Right now, I’m close to a few things – twenty years in the making – that could turn out or not.  That is the nature of my job.  It is speculative.  Uncertain.  But it does not define me or validate me.  It does not mean I am better or worse.  All this time in the circus has taught me deep down in the pit of my stomach certain truths about the nature of uncertainty.  Security.  And who and what I really work for.  In the end, it is my relationships with people, friends, loved ones, colleagues that matter most. Quality time spent.   That is my Zen.

I had an agent named Tim Stone who told me when I was a pudgy-twenty-something-year-old-cherub that could still pass for a teenager, that i wouldn’t work again till I was forty.  That the best thing I could do for myself was get a life.

He was right.

What he meant, or what I believed he meant, was that I had to grow into my heart and soul.  Catch up to my voice with real human experience.  I would like to find Tim again and thank him for his prophecy.  Timing is everything.   And it’s the in between that matters.  The dashes.  Years back I looked at artist I admired and pondered those periods in betweenn credits and thought about what they were doing then.   Had they gone to see Yoda?  Walked the Camino?  Those are the moments that define us.  And from those experiences- truth can be forged.

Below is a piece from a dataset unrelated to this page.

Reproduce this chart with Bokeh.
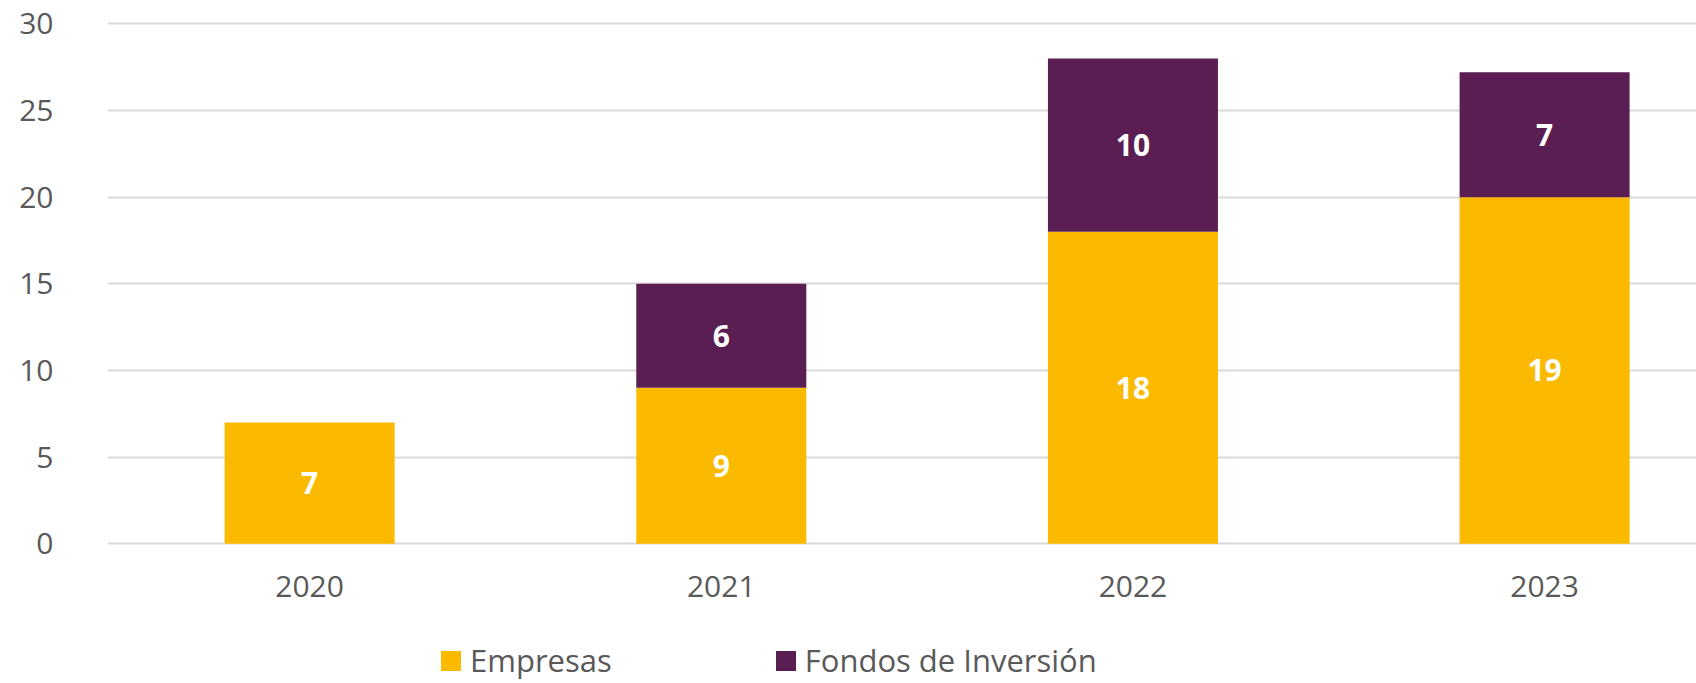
from bokeh.plotting import figure
from bokeh.models import ColumnDataSource, Range1d, FixedTicker, Legend, LegendItem
from bokeh.core.properties import value
from bokeh.embed import file_html
from bokeh.resources import INLINE

# ---- data ----
years = [2020, 2021, 2022, 2023]
empresas = [7, 9, 18, 20]          # drawn bar heights
fondos = [0, 6, 10, 7.2]           # drawn bar heights
empresas_labels = ["7", "9", "18", "19"]
fondos_labels = ["", "6", "10", "7"]
y_ticks = [0, 5, 10, 15, 20, 25, 30]
series_keys = ["empresas", "fondos"]
series_names = ["Empresas", "Fondos de Inversión"]
colors = ["#FBB900", "#5A1E52"]

FONT = "Open Sans"
GREY = "#595959"

src = ColumnDataSource(dict(years=years, empresas=empresas, fondos=fondos))

p = figure(width=1696, height=683, output_backend="svg", toolbar_location=None,
           x_range=Range1d(2019.509, 2023.369), y_range=Range1d(-8.06, 30.825),
           min_border_left=107, min_border_right=0, min_border_top=9,
           min_border_bottom=0)
p.outline_line_color = None
p.background_fill_color = "white"
p.border_fill_color = "white"

rs = p.vbar_stack(series_keys, x="years", width=0.413, color=colors,
                  line_color=None, source=src)

# data labels (centred in each segment)
lx, ly, lt = [], [], []
for yr, e, f, el, fl in zip(years, empresas, fondos, empresas_labels, fondos_labels):
    if el:
        lx.append(yr); ly.append(e / 2); lt.append(el)
    if fl:
        lx.append(yr); ly.append(e + f / 2); lt.append(fl)
lsrc = ColumnDataSource(dict(x=lx, y=ly, t=lt))
p.text(x="x", y="y", text="t", source=lsrc, text_align="center",
       text_baseline="middle", text_color="white", text_font=value(FONT),
       text_font_style="bold", text_font_size="30px")

# axes
xa = p.xaxis[0]
xa.ticker = FixedTicker(ticks=years)
xa.fixed_location = 0
ya = p.yaxis[0]
ya.ticker = FixedTicker(ticks=y_ticks)
for ax in (xa, ya):
    ax.axis_line_color = None
    ax.major_tick_line_color = None
    ax.minor_tick_line_color = None
    ax.major_tick_out = 0
    ax.major_tick_in = 0
    ax.major_label_text_font = FONT
    ax.major_label_text_font_size = "30px"
    ax.major_label_text_color = GREY
xa.major_label_standoff = 32
ya.major_label_standoff = 54

p.xgrid.grid_line_color = None
p.ygrid.grid_line_color = "#D9D9D9"
p.ygrid.grid_line_width = 2

legend = Legend(items=[LegendItem(label=n, renderers=[r]) for n, r in zip(series_names, rs)],
                location=(331, 2), orientation="horizontal",
                glyph_width=25, glyph_height=25, label_standoff=7, spacing=161,
                padding=0, margin=0, border_line_color=None,
                background_fill_alpha=0, label_text_font=FONT,
                label_text_font_size="31px", label_text_color=GREY)
p.add_layout(legend, "center")

open("out.html", "w").write(file_html(p, INLINE))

2 thoughts on “So are you still acting?

  1. Reblogged this on Mindy Quigley and commented:
    I heart this post. It’s true for anyone who works in a creative profession, but also true for anyone who’s just trying to live their life without getting weighed down by someone else’s idea of what they should be doing.


  2. I hate answering the question, “what do you do?” for the exact same reasons. There was a period in my life when I just responded with, “nothing” so that I didn’t have to feel like I had to explain or feel the crap feelings that went along with that question.